_Work to do_. Set the listing down unchanged, minus every embedded image.

_Recorded information_.
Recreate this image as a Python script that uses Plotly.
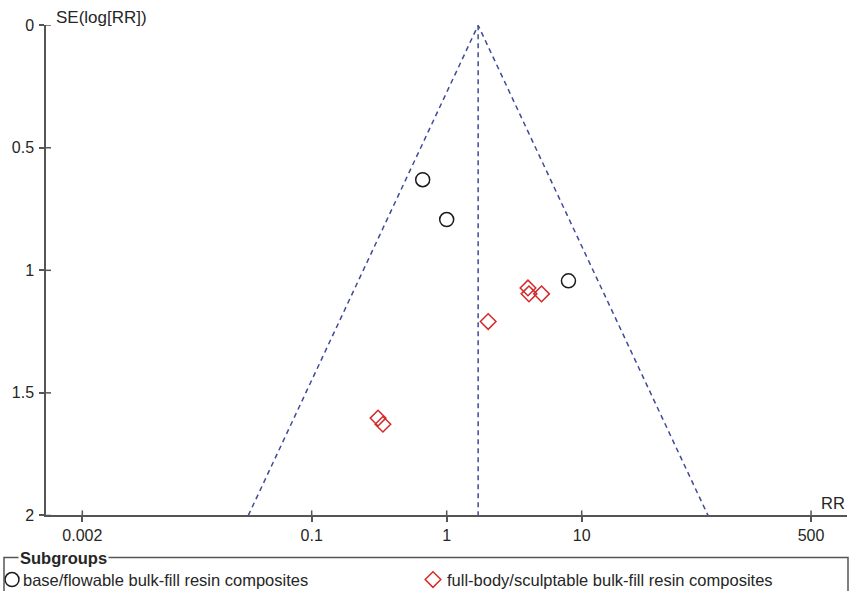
import numpy as np
import plotly.graph_objects as go

# ---- data ----
base_rr = [0.664, 1.0, 7.98]
base_se = [0.630, 0.793, 1.043]
full_rr = [4.0, 4.07, 5.04, 2.03, 0.310, 0.337]
full_se = [1.072, 1.096, 1.096, 1.209, 1.603, 1.628]
pooled_rr = 1.71
se_max = 2.0
x_tickvals = [0.002, 0.1, 1, 10, 500]
x_ticktext = ["0.002", "0.1", "1", "10", "500"]
y_tickvals = [0, 0.5, 1, 1.5, 2]
y_ticktext = ["0", "0.5", "1", "1.5", "2"]
legend_names = ["base/flowable bulk-fill resin composites",
                "full-body/sculptable bulk-fill resin composites"]

FONT = "Liberation Sans, Arial, sans-serif"
TXT = "#262626"
AX = "#555555"
FUN = "#3f4a98"
RED = "#d42a2a"

W, H = 857, 600
# observed vertical mapping of the viewer: pixel = TOP + EFF * (1 - paper_y)
TOP, EFF = 8.8, 581.6


def py(r):
    return 1 - (r - TOP) / EFF


x_dom = [46 / W, 846.7 / W]
y_dom = [py(515), py(26)]
xr = [-2.968, 2.963]
plot_w = (x_dom[1] - x_dom[0]) * W
plot_h = (y_dom[1] - y_dom[0]) * EFF
TICK_IN = 5

fig = go.Figure()

# funnel
lo = pooled_rr * np.exp(-1.96 * se_max)
hi = pooled_rr * np.exp(1.96 * se_max)
fig.add_trace(go.Scatter(x=[lo, pooled_rr, hi], y=[se_max, 0, se_max], mode="lines",
                         line=dict(color=FUN, width=1.5, dash="5px,4px"),
                         hoverinfo="skip", showlegend=False))
fig.add_trace(go.Scatter(x=[pooled_rr, pooled_rr], y=[0, se_max], mode="lines",
                         line=dict(color=FUN, width=1.5, dash="5px,4px"),
                         hoverinfo="skip", showlegend=False))

# points
fig.add_trace(go.Scatter(x=base_rr, y=base_se, mode="markers", name=legend_names[0],
                         marker=dict(symbol="circle-open", size=14, color="#1a1a1a",
                                     line=dict(width=1.5)), showlegend=False))
fig.add_trace(go.Scatter(x=full_rr, y=full_se, mode="markers", name=legend_names[1],
                         marker=dict(symbol="diamond-open", size=12, color=RED,
                                     line=dict(width=1.5)), showlegend=False))

# legend symbols on pixel-like axes
fig.add_trace(go.Scatter(x=[12], y=[579], xaxis="x2", yaxis="y2", mode="markers",
                         marker=dict(symbol="circle-open", size=14, color="#1a1a1a", line=dict(width=1.5)),
                         showlegend=False, hoverinfo="skip"))
fig.add_trace(go.Scatter(x=[433], y=[579], xaxis="x2", yaxis="y2", mode="markers",
                         marker=dict(symbol="diamond-open", size=12, color=RED, line=dict(width=1.5)),
                         showlegend=False, hoverinfo="skip"))

axis_common = dict(showgrid=False, zeroline=False, showline=True, linecolor=AX, linewidth=1.5,
                   tickcolor=AX, tickwidth=1.5, tickfont=dict(family=FONT, size=16, color=TXT))

fig.update_layout(
    width=W, height=H, autosize=False, margin=dict(l=0, r=0, t=0, b=0),
    paper_bgcolor="white", plot_bgcolor="rgba(0,0,0,0)",
    xaxis=dict(type="log", range=xr, domain=x_dom, anchor="y", tickvals=x_tickvals,
               ticktext=x_ticktext, ticks="outside", ticklen=5, **axis_common),
    yaxis=dict(range=[se_max, 0], domain=y_dom, anchor="x", tickvals=y_tickvals,
               ticktext=y_ticktext, ticks="outside", ticklen=5, ticklabelstandoff=2, **axis_common),
    xaxis2=dict(domain=[0, 1], range=[0, W], anchor="y2", visible=False, fixedrange=True),
    yaxis2=dict(domain=[0, 1], range=[TOP + EFF, TOP], anchor="x2", visible=False, fixedrange=True),
    showlegend=False,
)

# inside halves of the crossing tick marks
for tv in x_tickvals:
    fig.add_shape(type="line", xref="x", yref="y domain", x0=tv, x1=tv, y0=0, y1=TICK_IN / plot_h,
                  line=dict(color=AX, width=1.5))
for tv in y_tickvals:
    fig.add_shape(type="line", xref="x domain", yref="y", x0=0, x1=TICK_IN / plot_w, y0=tv, y1=tv,
                  line=dict(color=AX, width=1.5))

fig.add_shape(type="rect", xref="x2", yref="y2", x0=4, x1=848, y0=557, y1=597,
              line=dict(color=AX, width=1.5), fillcolor="rgba(0,0,0,0)")

annots = [
    dict(text="SE(log[RR])", xref="x2", yref="y2", x=54, y=18,
         xanchor="left", yanchor="middle", font=dict(size=17)),
    dict(text="RR", xref="x2", yref="y2", x=847, y=503,
         xanchor="right", yanchor="middle", font=dict(size=16.5)),
    dict(text="<b>Subgroups</b>", xref="x2", yref="y2", x=18, y=557,
         xanchor="left", yanchor="middle", font=dict(size=16.5), bgcolor="white", borderpad=1),
    dict(text=legend_names[0], xref="x2", yref="y2", x=21, y=579,
         xanchor="left", yanchor="middle", font=dict(size=16.5)),
    dict(text=legend_names[1], xref="x2", yref="y2", x=445, y=579,
         xanchor="left", yanchor="middle", font=dict(size=16.5)),
]
for a in annots:
    a["showarrow"] = False
    a["font"].update(family=FONT, color=TXT)
    fig.add_annotation(**a)

fig.write_html("out.html", config={"responsive": False, "displayModeBar": False},
               post_script="document.body.style.margin='0';document.body.style.overflow='hidden';")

_Written answer_.
Recreate this image as a Python script that uses Plotly.
import numpy as np
import plotly.graph_objects as go

# ---- data ----
base_rr = [0.664, 1.0, 7.98]
base_se = [0.630, 0.793, 1.043]
full_rr = [4.0, 4.07, 5.04, 2.03, 0.310, 0.337]
full_se = [1.072, 1.096, 1.096, 1.209, 1.603, 1.628]
pooled_rr = 1.71
se_max = 2.0
x_tickvals = [0.002, 0.1, 1, 10, 500]
x_ticktext = ["0.002", "0.1", "1", "10", "500"]
y_tickvals = [0, 0.5, 1, 1.5, 2]
y_ticktext = ["0", "0.5", "1", "1.5", "2"]
legend_names = ["base/flowable bulk-fill resin composites",
                "full-body/sculptable bulk-fill resin composites"]

FONT = "Liberation Sans, Arial, sans-serif"
TXT = "#262626"
AX = "#555555"
FUN = "#3f4a98"
RED = "#d42a2a"

W, H = 857, 600
# observed vertical mapping of the viewer: pixel = TOP + EFF * (1 - paper_y)
TOP, EFF = 8.8, 581.6


def py(r):
    return 1 - (r - TOP) / EFF


x_dom = [46 / W, 846.7 / W]
y_dom = [py(515), py(26)]
xr = [-2.968, 2.963]
plot_w = (x_dom[1] - x_dom[0]) * W
plot_h = (y_dom[1] - y_dom[0]) * EFF
TICK_IN = 5

fig = go.Figure()

# funnel
lo = pooled_rr * np.exp(-1.96 * se_max)
hi = pooled_rr * np.exp(1.96 * se_max)
fig.add_trace(go.Scatter(x=[lo, pooled_rr, hi], y=[se_max, 0, se_max], mode="lines",
                         line=dict(color=FUN, width=1.5, dash="5px,4px"),
                         hoverinfo="skip", showlegend=False))
fig.add_trace(go.Scatter(x=[pooled_rr, pooled_rr], y=[0, se_max], mode="lines",
                         line=dict(color=FUN, width=1.5, dash="5px,4px"),
                         hoverinfo="skip", showlegend=False))

# points
fig.add_trace(go.Scatter(x=base_rr, y=base_se, mode="markers", name=legend_names[0],
                         marker=dict(symbol="circle-open", size=14, color="#1a1a1a",
                                     line=dict(width=1.5)), showlegend=False))
fig.add_trace(go.Scatter(x=full_rr, y=full_se, mode="markers", name=legend_names[1],
                         marker=dict(symbol="diamond-open", size=12, color=RED,
                                     line=dict(width=1.5)), showlegend=False))

# legend symbols on pixel-like axes
fig.add_trace(go.Scatter(x=[12], y=[579], xaxis="x2", yaxis="y2", mode="markers",
                         marker=dict(symbol="circle-open", size=14, color="#1a1a1a", line=dict(width=1.5)),
                         showlegend=False, hoverinfo="skip"))
fig.add_trace(go.Scatter(x=[433], y=[579], xaxis="x2", yaxis="y2", mode="markers",
                         marker=dict(symbol="diamond-open", size=12, color=RED, line=dict(width=1.5)),
                         showlegend=False, hoverinfo="skip"))

axis_common = dict(showgrid=False, zeroline=False, showline=True, linecolor=AX, linewidth=1.5,
                   tickcolor=AX, tickwidth=1.5, tickfont=dict(family=FONT, size=16, color=TXT))

fig.update_layout(
    width=W, height=H, autosize=False, margin=dict(l=0, r=0, t=0, b=0),
    paper_bgcolor="white", plot_bgcolor="rgba(0,0,0,0)",
    xaxis=dict(type="log", range=xr, domain=x_dom, anchor="y", tickvals=x_tickvals,
               ticktext=x_ticktext, ticks="outside", ticklen=5, **axis_common),
    yaxis=dict(range=[se_max, 0], domain=y_dom, anchor="x", tickvals=y_tickvals,
               ticktext=y_ticktext, ticks="outside", ticklen=5, ticklabelstandoff=2, **axis_common),
    xaxis2=dict(domain=[0, 1], range=[0, W], anchor="y2", visible=False, fixedrange=True),
    yaxis2=dict(domain=[0, 1], range=[TOP + EFF, TOP], anchor="x2", visible=False, fixedrange=True),
    showlegend=False,
)

# inside halves of the crossing tick marks
for tv in x_tickvals:
    fig.add_shape(type="line", xref="x", yref="y domain", x0=tv, x1=tv, y0=0, y1=TICK_IN / plot_h,
                  line=dict(color=AX, width=1.5))
for tv in y_tickvals:
    fig.add_shape(type="line", xref="x domain", yref="y", x0=0, x1=TICK_IN / plot_w, y0=tv, y1=tv,
                  line=dict(color=AX, width=1.5))

fig.add_shape(type="rect", xref="x2", yref="y2", x0=4, x1=848, y0=557, y1=597,
              line=dict(color=AX, width=1.5), fillcolor="rgba(0,0,0,0)")

annots = [
    dict(text="SE(log[RR])", xref="x2", yref="y2", x=54, y=18,
         xanchor="left", yanchor="middle", font=dict(size=17)),
    dict(text="RR", xref="x2", yref="y2", x=847, y=503,
         xanchor="right", yanchor="middle", font=dict(size=16.5)),
    dict(text="<b>Subgroups</b>", xref="x2", yref="y2", x=18, y=557,
         xanchor="left", yanchor="middle", font=dict(size=16.5), bgcolor="white", borderpad=1),
    dict(text=legend_names[0], xref="x2", yref="y2", x=21, y=579,
         xanchor="left", yanchor="middle", font=dict(size=16.5)),
    dict(text=legend_names[1], xref="x2", yref="y2", x=445, y=579,
         xanchor="left", yanchor="middle", font=dict(size=16.5)),
]
for a in annots:
    a["showarrow"] = False
    a["font"].update(family=FONT, color=TXT)
    fig.add_annotation(**a)

fig.write_html("out.html", config={"responsive": False, "displayModeBar": False},
               post_script="document.body.style.margin='0';document.body.style.overflow='hidden';")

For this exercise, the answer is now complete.